### Dataset extract ###
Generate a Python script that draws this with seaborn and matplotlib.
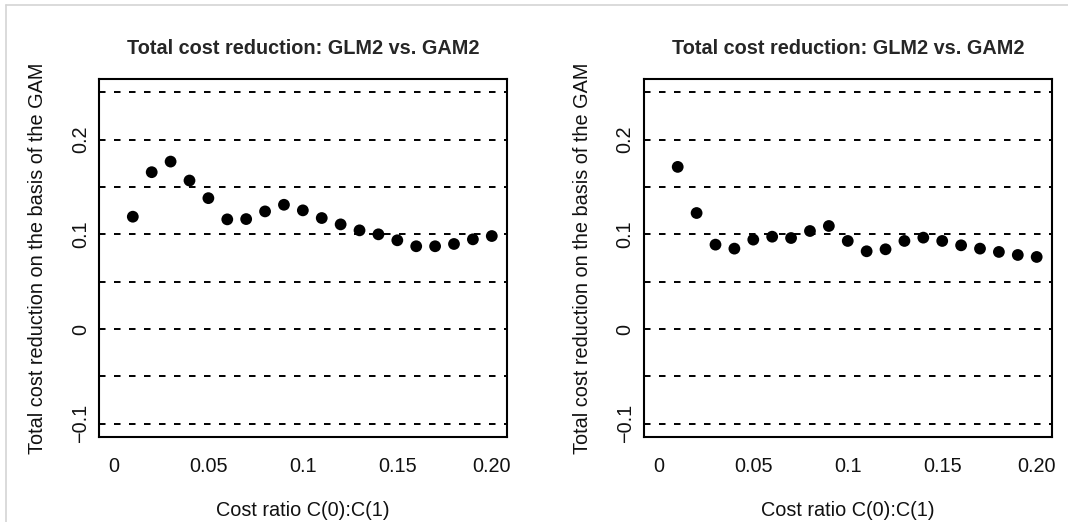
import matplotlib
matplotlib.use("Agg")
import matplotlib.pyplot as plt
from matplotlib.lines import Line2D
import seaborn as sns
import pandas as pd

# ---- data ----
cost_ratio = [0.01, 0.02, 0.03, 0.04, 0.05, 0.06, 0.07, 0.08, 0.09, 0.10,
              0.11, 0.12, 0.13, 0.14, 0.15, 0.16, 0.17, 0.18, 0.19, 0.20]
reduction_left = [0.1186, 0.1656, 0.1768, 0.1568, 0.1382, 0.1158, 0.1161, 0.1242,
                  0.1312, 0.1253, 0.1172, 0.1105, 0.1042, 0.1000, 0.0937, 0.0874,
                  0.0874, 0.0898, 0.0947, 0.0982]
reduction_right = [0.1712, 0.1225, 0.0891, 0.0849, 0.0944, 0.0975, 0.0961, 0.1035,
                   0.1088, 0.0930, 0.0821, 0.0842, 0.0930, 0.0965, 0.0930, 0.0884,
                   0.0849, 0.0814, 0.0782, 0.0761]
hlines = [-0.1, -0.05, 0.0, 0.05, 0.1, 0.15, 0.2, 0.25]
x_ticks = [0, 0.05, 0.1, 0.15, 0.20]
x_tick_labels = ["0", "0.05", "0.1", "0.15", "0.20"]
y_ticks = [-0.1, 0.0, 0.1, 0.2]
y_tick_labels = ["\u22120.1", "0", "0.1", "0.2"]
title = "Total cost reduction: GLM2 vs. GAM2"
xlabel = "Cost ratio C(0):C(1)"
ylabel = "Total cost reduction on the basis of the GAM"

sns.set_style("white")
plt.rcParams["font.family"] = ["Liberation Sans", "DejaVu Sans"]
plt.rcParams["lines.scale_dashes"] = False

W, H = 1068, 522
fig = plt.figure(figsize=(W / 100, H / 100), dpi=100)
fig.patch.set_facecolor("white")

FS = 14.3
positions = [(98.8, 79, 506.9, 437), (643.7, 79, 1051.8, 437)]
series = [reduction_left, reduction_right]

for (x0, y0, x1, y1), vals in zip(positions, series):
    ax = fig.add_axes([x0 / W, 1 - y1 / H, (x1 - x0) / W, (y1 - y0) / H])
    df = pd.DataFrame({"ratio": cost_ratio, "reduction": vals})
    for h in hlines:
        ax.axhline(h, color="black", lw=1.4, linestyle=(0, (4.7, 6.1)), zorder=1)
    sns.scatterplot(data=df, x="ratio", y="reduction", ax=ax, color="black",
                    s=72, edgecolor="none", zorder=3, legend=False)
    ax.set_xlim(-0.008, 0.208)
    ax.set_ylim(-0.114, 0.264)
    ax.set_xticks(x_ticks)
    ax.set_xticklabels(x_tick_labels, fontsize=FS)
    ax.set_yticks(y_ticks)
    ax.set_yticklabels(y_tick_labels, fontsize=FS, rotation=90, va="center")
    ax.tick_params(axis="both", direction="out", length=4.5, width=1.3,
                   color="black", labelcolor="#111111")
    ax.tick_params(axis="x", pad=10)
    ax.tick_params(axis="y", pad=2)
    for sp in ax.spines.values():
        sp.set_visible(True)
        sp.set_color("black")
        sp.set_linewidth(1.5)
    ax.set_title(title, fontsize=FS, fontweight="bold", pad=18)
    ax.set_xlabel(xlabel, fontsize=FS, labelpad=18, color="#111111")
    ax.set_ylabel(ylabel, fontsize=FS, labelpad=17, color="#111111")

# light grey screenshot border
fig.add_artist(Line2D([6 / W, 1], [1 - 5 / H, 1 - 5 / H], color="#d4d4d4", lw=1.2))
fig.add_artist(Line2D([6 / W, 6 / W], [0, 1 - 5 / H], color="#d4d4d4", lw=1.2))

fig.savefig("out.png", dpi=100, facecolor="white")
###
• Stated goal: Starting with the first line of the data above and ending with the line containing "import pandas as pd", please restate every line exactly, leaving images out.

• Finished exercise:
Generate a Python script that draws this with seaborn and matplotlib.
import matplotlib
matplotlib.use("Agg")
import matplotlib.pyplot as plt
from matplotlib.lines import Line2D
import seaborn as sns
import pandas as pd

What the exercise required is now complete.